● What is expected
Reproduce the listing below exactly, minus its pictures.

● Provided material
------------------------------------------------------------

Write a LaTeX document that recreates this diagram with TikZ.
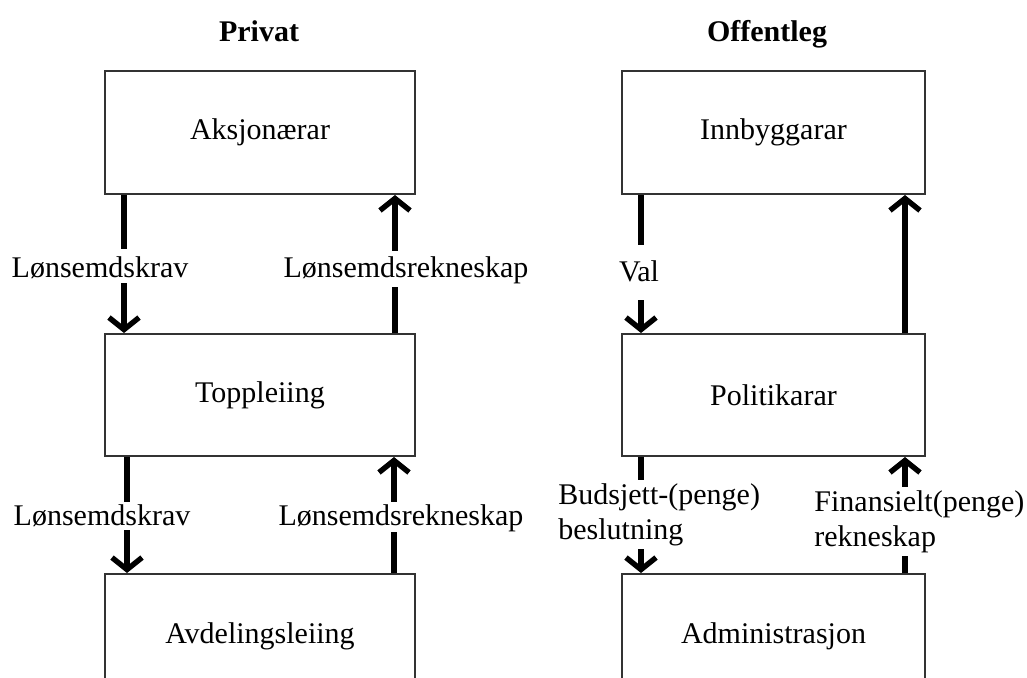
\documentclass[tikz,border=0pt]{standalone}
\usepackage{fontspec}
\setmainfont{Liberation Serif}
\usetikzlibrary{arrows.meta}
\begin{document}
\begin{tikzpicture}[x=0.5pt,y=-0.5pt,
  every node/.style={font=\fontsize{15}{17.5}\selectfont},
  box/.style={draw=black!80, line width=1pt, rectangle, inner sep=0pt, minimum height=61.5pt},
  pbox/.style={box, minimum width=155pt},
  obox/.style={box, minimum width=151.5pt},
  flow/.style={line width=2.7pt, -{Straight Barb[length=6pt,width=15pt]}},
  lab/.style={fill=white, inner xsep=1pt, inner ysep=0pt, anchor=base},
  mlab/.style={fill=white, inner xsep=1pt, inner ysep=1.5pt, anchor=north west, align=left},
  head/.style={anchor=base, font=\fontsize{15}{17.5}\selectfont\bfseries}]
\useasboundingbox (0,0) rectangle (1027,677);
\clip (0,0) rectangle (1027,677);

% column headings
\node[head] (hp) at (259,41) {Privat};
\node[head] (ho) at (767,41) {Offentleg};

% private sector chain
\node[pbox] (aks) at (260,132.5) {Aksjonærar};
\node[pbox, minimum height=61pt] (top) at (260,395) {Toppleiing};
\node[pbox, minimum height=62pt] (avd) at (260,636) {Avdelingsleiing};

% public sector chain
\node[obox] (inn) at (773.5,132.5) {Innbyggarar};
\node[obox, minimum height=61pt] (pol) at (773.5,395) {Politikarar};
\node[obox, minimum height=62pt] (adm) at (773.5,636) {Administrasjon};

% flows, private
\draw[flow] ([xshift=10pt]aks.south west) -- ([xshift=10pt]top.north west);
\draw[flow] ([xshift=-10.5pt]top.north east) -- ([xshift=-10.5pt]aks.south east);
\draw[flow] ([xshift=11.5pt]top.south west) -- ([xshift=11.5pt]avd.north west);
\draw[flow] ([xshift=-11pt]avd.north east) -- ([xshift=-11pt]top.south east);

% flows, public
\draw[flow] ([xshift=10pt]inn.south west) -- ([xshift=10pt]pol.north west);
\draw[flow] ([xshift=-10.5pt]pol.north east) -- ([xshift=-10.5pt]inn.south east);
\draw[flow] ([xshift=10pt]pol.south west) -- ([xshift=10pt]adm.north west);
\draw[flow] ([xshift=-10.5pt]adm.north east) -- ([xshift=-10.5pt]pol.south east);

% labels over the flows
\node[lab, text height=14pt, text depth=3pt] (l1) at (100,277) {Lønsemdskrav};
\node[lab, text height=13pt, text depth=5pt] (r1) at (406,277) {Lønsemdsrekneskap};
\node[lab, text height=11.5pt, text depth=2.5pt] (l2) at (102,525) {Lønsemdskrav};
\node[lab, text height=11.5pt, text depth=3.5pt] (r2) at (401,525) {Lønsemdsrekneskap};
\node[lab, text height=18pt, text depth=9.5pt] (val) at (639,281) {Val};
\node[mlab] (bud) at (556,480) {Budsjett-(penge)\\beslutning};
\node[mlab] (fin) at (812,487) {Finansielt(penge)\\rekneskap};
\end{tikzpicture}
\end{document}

------------------------------------------------------------

● Completed task
Write a LaTeX document that recreates this diagram with TikZ.
\documentclass[tikz,border=0pt]{standalone}
\usepackage{fontspec}
\setmainfont{Liberation Serif}
\usetikzlibrary{arrows.meta}
\begin{document}
\begin{tikzpicture}[x=0.5pt,y=-0.5pt,
  every node/.style={font=\fontsize{15}{17.5}\selectfont},
  box/.style={draw=black!80, line width=1pt, rectangle, inner sep=0pt, minimum height=61.5pt},
  pbox/.style={box, minimum width=155pt},
  obox/.style={box, minimum width=151.5pt},
  flow/.style={line width=2.7pt, -{Straight Barb[length=6pt,width=15pt]}},
  lab/.style={fill=white, inner xsep=1pt, inner ysep=0pt, anchor=base},
  mlab/.style={fill=white, inner xsep=1pt, inner ysep=1.5pt, anchor=north west, align=left},
  head/.style={anchor=base, font=\fontsize{15}{17.5}\selectfont\bfseries}]
\useasboundingbox (0,0) rectangle (1027,677);
\clip (0,0) rectangle (1027,677);

% column headings
\node[head] (hp) at (259,41) {Privat};
\node[head] (ho) at (767,41) {Offentleg};

% private sector chain
\node[pbox] (aks) at (260,132.5) {Aksjonærar};
\node[pbox, minimum height=61pt] (top) at (260,395) {Toppleiing};
\node[pbox, minimum height=62pt] (avd) at (260,636) {Avdelingsleiing};

% public sector chain
\node[obox] (inn) at (773.5,132.5) {Innbyggarar};
\node[obox, minimum height=61pt] (pol) at (773.5,395) {Politikarar};
\node[obox, minimum height=62pt] (adm) at (773.5,636) {Administrasjon};

% flows, private
\draw[flow] ([xshift=10pt]aks.south west) -- ([xshift=10pt]top.north west);
\draw[flow] ([xshift=-10.5pt]top.north east) -- ([xshift=-10.5pt]aks.south east);
\draw[flow] ([xshift=11.5pt]top.south west) -- ([xshift=11.5pt]avd.north west);
\draw[flow] ([xshift=-11pt]avd.north east) -- ([xshift=-11pt]top.south east);

% flows, public
\draw[flow] ([xshift=10pt]inn.south west) -- ([xshift=10pt]pol.north west);
\draw[flow] ([xshift=-10.5pt]pol.north east) -- ([xshift=-10.5pt]inn.south east);
\draw[flow] ([xshift=10pt]pol.south west) -- ([xshift=10pt]adm.north west);
\draw[flow] ([xshift=-10.5pt]adm.north east) -- ([xshift=-10.5pt]pol.south east);

% labels over the flows
\node[lab, text height=14pt, text depth=3pt] (l1) at (100,277) {Lønsemdskrav};
\node[lab, text height=13pt, text depth=5pt] (r1) at (406,277) {Lønsemdsrekneskap};
\node[lab, text height=11.5pt, text depth=2.5pt] (l2) at (102,525) {Lønsemdskrav};
\node[lab, text height=11.5pt, text depth=3.5pt] (r2) at (401,525) {Lønsemdsrekneskap};
\node[lab, text height=18pt, text depth=9.5pt] (val) at (639,281) {Val};
\node[mlab] (bud) at (556,480) {Budsjett-(penge)\\beslutning};
\node[mlab] (fin) at (812,487) {Finansielt(penge)\\rekneskap};
\end{tikzpicture}
\end{document}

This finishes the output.